On-campus involvement can be a very rewarding experience for college students.
Astin’s Theory of Student Involvement (1984) states that a student’s involvement in college directly impacts the amount of student learning and personal development.
As a new semester approaches, a new opportunity arises to recruit members for the student organizations you work with. Recruiting can seem simple, and we often rely on the same tried and true methods like tabling, social media, and word of mouth.
However, keeping students involved is far more difficult than the initial recruitment process for a variety of reasons.
The first few weeks of the semester serve as a test period for students; they’re seeing what they want to get involved in and how much they can manage. Students may attend several meetings at the start of the semester with a variety of organizations, and may just be seeing which ones they like the most and can devote time to.
As the semester starts to go on, students can face more challenges that would prevent them from being as involved as they would like to be: an increased rigor in their courses, having to work, personal or family issues, or interest in other hobbies.
With this in mind, here are some tips to help retain students and make your organization more appealing to those who may be visiting:
Creating a welcoming environment
This may seem simple, but if you work with a large organization, it can be easy for a new attendee or member to blend into the crowd and not feel welcomed as a result. Work with your students to identify any newcomers to your organization and make them feel welcomed. Learn their name and pronouns, introduce them to others, and make sure they have opportunities to provide input.
When a student walks into a meeting or event for the first time, you or one of your student leaders should make it a point to introduce yourself and greet them so they can start making a connection. If a student is walking into a meeting of an organization where they don’t already know someone, meeting someone within the first few seconds of being there can be a huge relief and be a very memorable experience for that student. This effort shows the student that they are valued and a welcome inclusion in the group.
When starting a meeting, icebreakers are also a good way to get people comfortable and talking to each other. Although some students may be hesitant or think the game may be a little silly, when done right, they can be a unifying experience and give them something to talk about with other members. Some icebreakers that are effective in large and small groups include Name Aerobics, Two Truths and a Lie, the Beach Ball Game, and Getting to Know You BINGO.
Utilize small groups
This is particularly beneficial of you are working with a large student organization that has more than 15-20 members. If your organization is already on the smaller side, that’s ok! Even better! This may make it easier for the other strategies discussed in this post.

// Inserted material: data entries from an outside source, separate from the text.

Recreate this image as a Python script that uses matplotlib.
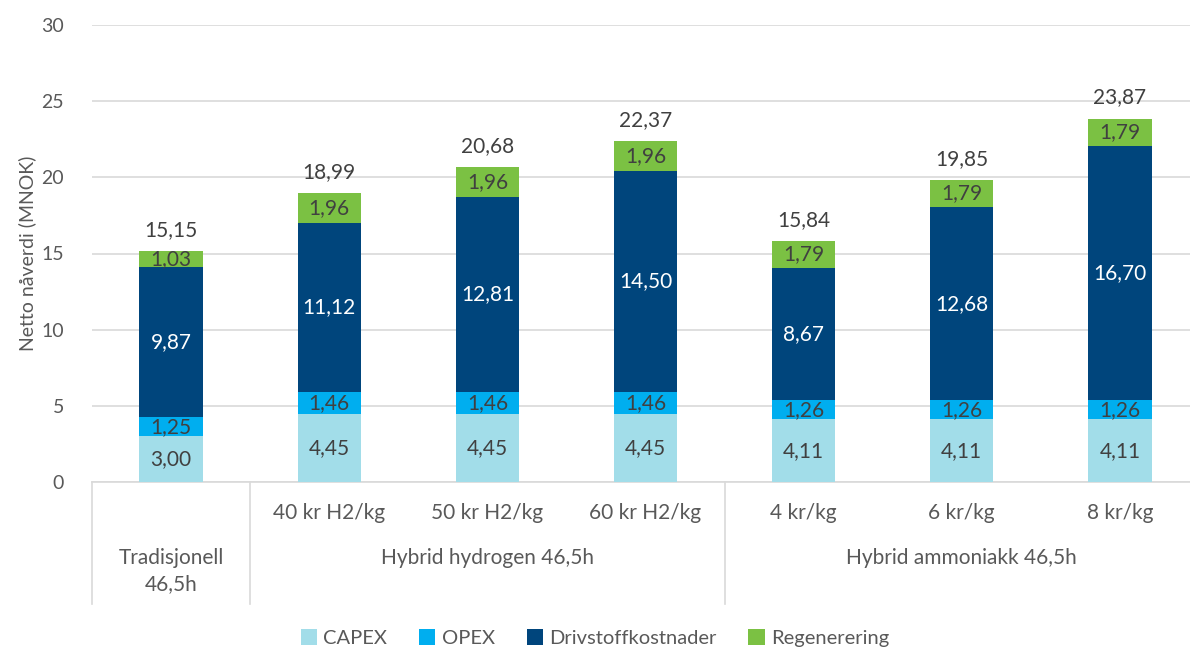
import matplotlib.pyplot as plt
import matplotlib.transforms as mtransforms
import numpy as np

plt.rcParams['font.family'] = ['Lato', 'DejaVu Sans']

# data
sub_labels = ['', '40 kr H2/kg', '50 kr H2/kg', '60 kr H2/kg', '4 kr/kg', '6 kr/kg', '8 kr/kg']
groups = ['Tradisjonell\n46,5h', 'Hybrid hydrogen 46,5h', 'Hybrid ammoniakk 46,5h']
group_members = [[0], [1, 2, 3], [4, 5, 6]]
capex = [3.00, 4.45, 4.45, 4.45, 4.11, 4.11, 4.11]
opex = [1.25, 1.46, 1.46, 1.46, 1.26, 1.26, 1.26]
drivstoff = [9.87, 11.12, 12.81, 14.50, 8.67, 12.68, 16.70]
regen = [1.03, 1.96, 1.96, 1.96, 1.79, 1.79, 1.79]
totals = [15.15, 18.99, 20.68, 22.37, 15.84, 19.85, 23.87]
series_names = ['CAPEX', 'OPEX', 'Drivstoffkostnader', 'Regenerering']
colors = ['#A2DDE9', '#00AEEF', '#00457C', '#7BC143']
text_colors = ['#404040', '#404040', 'white', '#404040']

txt = '#595959'
fig = plt.figure(figsize=(11.9, 6.49), dpi=100)
ax = fig.add_axes([92/1190, 1 - 482/649, (1199 - 92)/1190, (482 - 25)/649])

x = np.arange(len(capex))
bottom = np.zeros(len(x))
for vals, name, c, tc in zip([capex, opex, drivstoff, regen], series_names, colors, text_colors):
    vals = np.array(vals)
    ax.bar(x, vals, 0.40, bottom=bottom, color=c, label=name, zorder=3)
    for xi, b, v in zip(x, bottom, vals):
        ax.text(xi, b + v / 2, f'{v:.2f}'.replace('.', ','), ha='center', va='center',
                color=tc, fontsize=15, zorder=4)
    bottom += vals

for xi, t, tot in zip(x, bottom, totals):
    ax.annotate(f'{tot:.2f}'.replace('.', ','), (xi, t), xytext=(0, 8), textcoords='offset points',
                ha='center', va='bottom', color='#404040', fontsize=15)

ax.set_xlim(-0.5, len(x) - 0.5)
ax.set_ylim(0, 30)
ax.set_yticks(range(0, 31, 5))
ax.tick_params(axis='y', length=0, labelsize=14, labelcolor=txt, pad=20)
ax.grid(axis='y', color='#D9D9D9', linewidth=1.2, zorder=0)
for s in ['top', 'right', 'left']:
    ax.spines[s].set_visible(False)
ax.spines['bottom'].set_color('#D9D9D9')
ax.spines['bottom'].set_linewidth(1.2)
ax.set_xticks([])
ax.set_ylabel('Netto nåverdi (MNOK)', fontsize=14, color=txt)
ax.yaxis.set_label_coords(-56 / 1107, 0.5)

# multi-level category axis
trans = mtransforms.blended_transform_factory(ax.transData, ax.transAxes)
px = 1 / 457
for xi, lab in zip(x, sub_labels):
    ax.text(xi, -31 * px, lab, transform=trans, ha='center', va='center', fontsize=15, color=txt)
for g, members in zip(groups, group_members):
    mid = members[len(members) // 2]
    ax.text(mid, -66 * px, g, transform=trans, ha='center', va='top', fontsize=15,
            color=txt, linespacing=1.35)
for xb in [-0.5, 0.5, 3.5]:
    ax.plot([xb, xb], [0, -122 * px], transform=trans, color='#D9D9D9', lw=1.2, clip_on=False)

fig.legend(loc='center', bbox_to_anchor=(0.5, 1 - 638/649), ncol=4, frameon=False,
           fontsize=14.5, handlelength=0.8, handleheight=0.8, handletextpad=0.3,
           columnspacing=1.6, labelcolor=txt)

fig.savefig('out.png', dpi=100)
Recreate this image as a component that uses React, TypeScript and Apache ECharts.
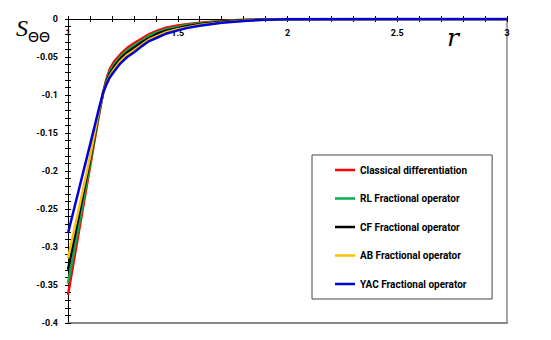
import React, { useEffect, useRef } from "react";
import * as echarts from "echarts";

const rValues = [1, 1.05, 1.1, 1.14, 1.16, 1.175, 1.19, 1.21, 1.24, 1.27, 1.3, 1.34, 1.37, 1.41, 1.45, 1.5, 1.54, 1.6, 1.7, 1.8, 1.9, 2.0, 2.5, 3];

const classical = [-0.363, -0.279, -0.195, -0.128, -0.097, -0.079, -0.066, -0.056, -0.046, -0.038, -0.032, -0.025, -0.02, -0.015, -0.011, -0.0085, -0.0068, -0.005, -0.0025, -0.001, -0.0004, 0, 0, 0];
const rlOp = [-0.348, -0.27, -0.191, -0.126, -0.097, -0.081, -0.069, -0.06, -0.049, -0.041, -0.035, -0.028, -0.022, -0.017, -0.013, -0.0105, -0.008, -0.006, -0.003, -0.0014, -0.0005, -0.0001, 0, 0];
const cfOp = [-0.33, -0.258, -0.186, -0.124, -0.097, -0.083, -0.072, -0.063, -0.052, -0.044, -0.038, -0.03, -0.025, -0.019, -0.015, -0.012, -0.0095, -0.007, -0.0037, -0.0018, -0.0007, -0.0002, 0, 0];
const abOp = [-0.315, -0.249, -0.182, -0.122, -0.097, -0.085, -0.075, -0.066, -0.055, -0.047, -0.041, -0.033, -0.027, -0.022, -0.017, -0.0135, -0.011, -0.008, -0.0045, -0.0022, -0.0009, -0.0003, 0, 0];
const yacOp = [-0.282, -0.224, -0.166, -0.119, -0.097, -0.086, -0.077, -0.069, -0.058, -0.05, -0.044, -0.035, -0.029, -0.024, -0.019, -0.015, -0.012, -0.009, -0.005, -0.0025, -0.001, -0.0003, 0, 0];

const xTickLabels = ["1", "1.5", "2", "2.5", "3"];

const seriesNames = [
  "Classical differentiation",
  "RL Fractional operator",
  "CF Fractional operator",
  "AB Fractional operator",
  "YAC Fractional operator",
];
const seriesColors = ["#FF0000", "#00B050", "#000000", "#FFC000", "#0000DD"];
const seriesValues = [classical, rlOp, cfOp, abOp, yacOp];

export default function App() {
  const ref = useRef<HTMLDivElement>(null);
  useEffect(() => {
    if (!ref.current) return;
    const chart = echarts.init(ref.current, null, { renderer: "svg" });
    const tickFont = { fontFamily: "Roboto", fontWeight: "bold" as const, fontSize: 9, color: "#000" };
    const baseX = { type: "value" as const, min: 1, max: 3, interval: 0.5, splitLine: { show: false } };
    const baseY = { type: "value" as const, min: -0.4, max: 0, interval: 0.05, splitLine: { show: false } };
    chart.setOption({
      animation: false,
      backgroundColor: "#fff",
      grid: { left: 68, top: 19, right: 44, bottom: 17, containLabel: false },
      xAxis: [
        {
          ...baseX,
          position: "top",
          axisLine: { show: true, onZero: false, lineStyle: { color: "#000", width: 1 } },
          axisTick: { show: true, inside: false, length: 3, lineStyle: { color: "#000" } },
          minorTick: { show: true, splitNumber: 5, length: 3, lineStyle: { color: "#000" } },
          axisLabel: {
            ...tickFont,
            inside: true,
            margin: 9,
            showMinLabel: false,
            showMaxLabel: true,
            hideOverlap: false,
            formatter: (v: number) => {
              const idx = Math.round((v - 1) / 0.5);
              return idx === 0 ? "" : xTickLabels[idx] ?? String(v);
            },
          },
        },
        {
          ...baseX,
          position: "top",
          axisLine: { show: false, onZero: false },
          axisTick: { show: true, inside: true, length: 3, lineStyle: { color: "#000" } },
          minorTick: { show: true, splitNumber: 5, length: 3, lineStyle: { color: "#000" } },
          axisLabel: { show: false },
        },
        {
          ...baseX,
          position: "bottom",
          axisLine: { show: true, onZero: false, lineStyle: { color: "#888", width: 2 } },
          axisTick: { show: false },
          axisLabel: { show: false },
        },
      ],
      yAxis: [
        {
          ...baseY,
          position: "left",
          axisLine: { show: true, onZero: false, lineStyle: { color: "#000", width: 1 } },
          axisTick: { show: true, inside: false, length: 3, lineStyle: { color: "#000" } },
          minorTick: { show: true, splitNumber: 5, length: 3, lineStyle: { color: "#000" } },
          axisLabel: { ...tickFont, margin: 10, showMinLabel: true, showMaxLabel: true },
        },
        {
          ...baseY,
          position: "left",
          axisLine: { show: false, onZero: false },
          axisTick: { show: true, inside: true, length: 3, lineStyle: { color: "#000" } },
          minorTick: { show: true, splitNumber: 5, length: 3, lineStyle: { color: "#000" } },
          axisLabel: { show: false },
        },
        {
          ...baseY,
          position: "right",
          axisLine: { show: true, onZero: false, lineStyle: { color: "#888", width: 1.5 } },
          axisTick: { show: false },
          axisLabel: { show: false },
        },
      ],
      legend: {
        orient: "vertical",
        left: 312,
        top: 155,
        padding: [10, 25, 10, 23],
        icon: "rect",
        itemWidth: 20,
        itemHeight: 2.5,
        itemGap: 18.5,
        borderColor: "#444",
        borderWidth: 1,
        backgroundColor: "#fff",
        data: seriesNames,
        textStyle: { fontFamily: "Roboto", fontWeight: "bold", fontSize: 10, color: "#000" },
      },
      graphic: [
        { type: "text", left: 16, top: 16, style: { text: "S", font: 'italic 24px "Liberation Serif"', fill: "#000" } },
        { type: "text", left: 28, top: 30, style: { text: "ΘΘ", font: '14px "DejaVu Sans"', fill: "#000" } },
        { type: "text", left: 447, top: 25, style: { text: "r", font: 'italic 25px "DejaVu Serif"', fill: "#000" } },
        {
          type: "text",
          left: 65.5,
          top: 28,
          z: 10,
          style: { text: xTickLabels[0], font: 'bold 9px "Roboto"', fill: "#000" },
        },
      ],
      series: seriesNames.map((name, i) => ({
        name,
        type: "line",
        xAxisIndex: 0,
        yAxisIndex: 0,
        data: rValues.map((r, j) => [r, seriesValues[i][j]]),
        symbol: "none",
        smooth: false,
        lineStyle: { color: seriesColors[i], width: 2.5 },
        itemStyle: { color: seriesColors[i] },
        z: 2 + i,
      })),
    });
    return () => chart.dispose();
  }, []);
  return (
    <div
      ref={ref}
      style={{ position: "fixed", left: 0, top: 0, width: 551, height: 340, background: "#fff" }}
    />
  );
}
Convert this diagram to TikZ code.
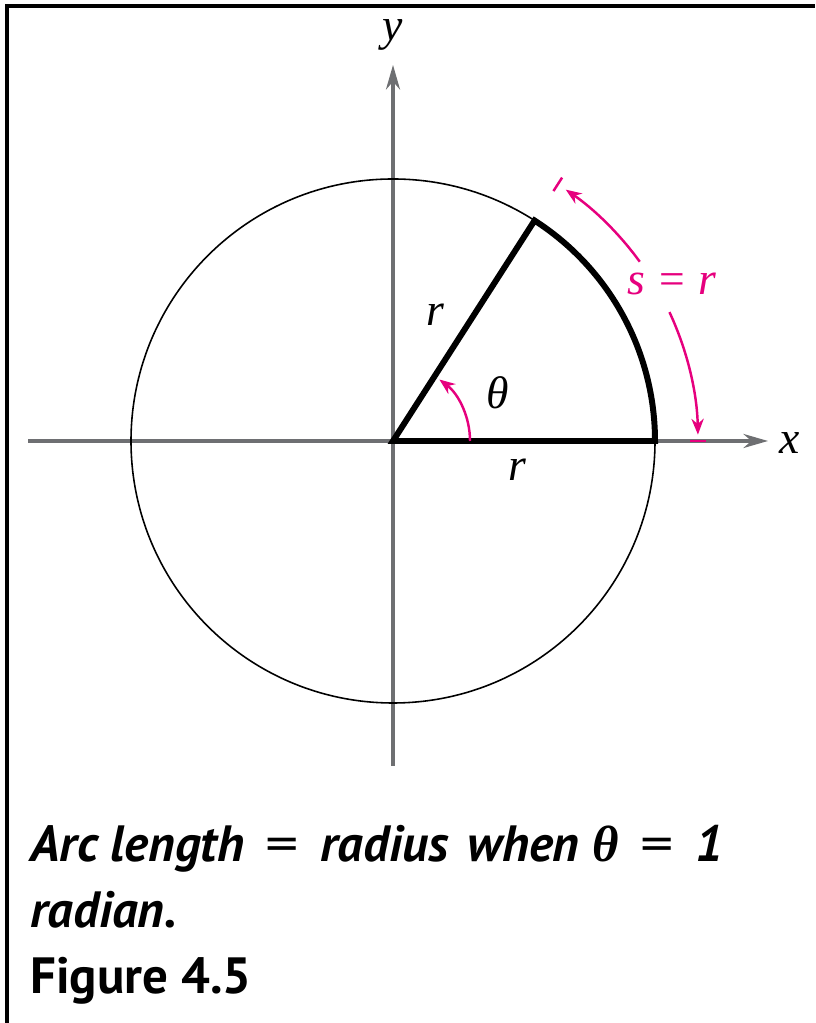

When working with a large group, finding a way to make the groups smaller can be very beneficial. This can take place in the form of breakout sessions during meetings or small group activities and icebreakers. Students who may be nervous about speaking in large groups may feel more comfortable in small groups. These smaller numbers may make it easier to make lasting connections with students and make them more willing to come back.
Have some of the leaders in your organization lead the small groups in discussion about a recent event or future event the organization may be planning. Groups of about 5-6 are ideal and encourage everyone taking part to speak up and contribute. Making the group into more manageable sizes can help the students feel as though they have a sense of ownership and are more invested, which can help your organization stand out from others that they may be thinking of joining.
Your organization should be keeping track of attendance and potential membership some way.
If your institution has a particular program they use, make sure leaders are well-trained in how to maintain this data and keep track of it. If something is not already in place, make sure that you establish some method of keeping track of information — this will help keep students from slipping through the cracks.
However your organization tracks attendance, be sure to utilize that data to keep in touch with new members and attendees. For a student who may be on the fence about whether they want to get involved or not, some personalized outreach could make a big difference to their decision. Making sure students feel valued is an important part of retention.
In a large setting where students may be struggling to make connections, students may not be receiving much personalized follow up. Students can feel like just a number in their large classes, residence halls, and organizations. Feeling lost like this can be a contributing factor to students leaving the institution entirely. Doing personalized, individual follow-up can make the student feel less like a number and more like a valued member of a community.
Reaching out about their involvement can also lead to larger conversations about how their college experience is going and help intervene and connect them to campus resources. It’s important to remember that our interactions with students are just part of a larger picture, and knowing the whole story can be a phone call to a colleague away.
Identify your organization’s mission and vision statements, and make sure everyone involved knows them and buys into them. When your members and leaders know these and can comfortably explain them, it is easier to get new members involved and bought into the mission.
When students are trying out new organizations, they want to know what the organization is about and what makes it different from other groups they may be considering.
Once you have identified and made clear to students what the organization’s mission is, find a way for them to get directly involved and give back. When students are seeking out new organizations to join, they don’t want to just sit through meetings. Identify an icebreaker that new students may be able to plan. If your organization regularly does events or social get-togethers, see if any new members would like the opportunity to be involved in the planning process.
When students have something of their own to plan, they feel a greater sense of purpose and ownership of the organization.
Remember that on-campus involvement can be a major part of a student’s life and college experience. Once we have recruited new members and the semester is starting off, be intentional about how to keep those students involved and coming back.
Following these strategies can help students feel more welcome and engaged not just in your organization, but the university as a whole.
How do you keep your student members involved?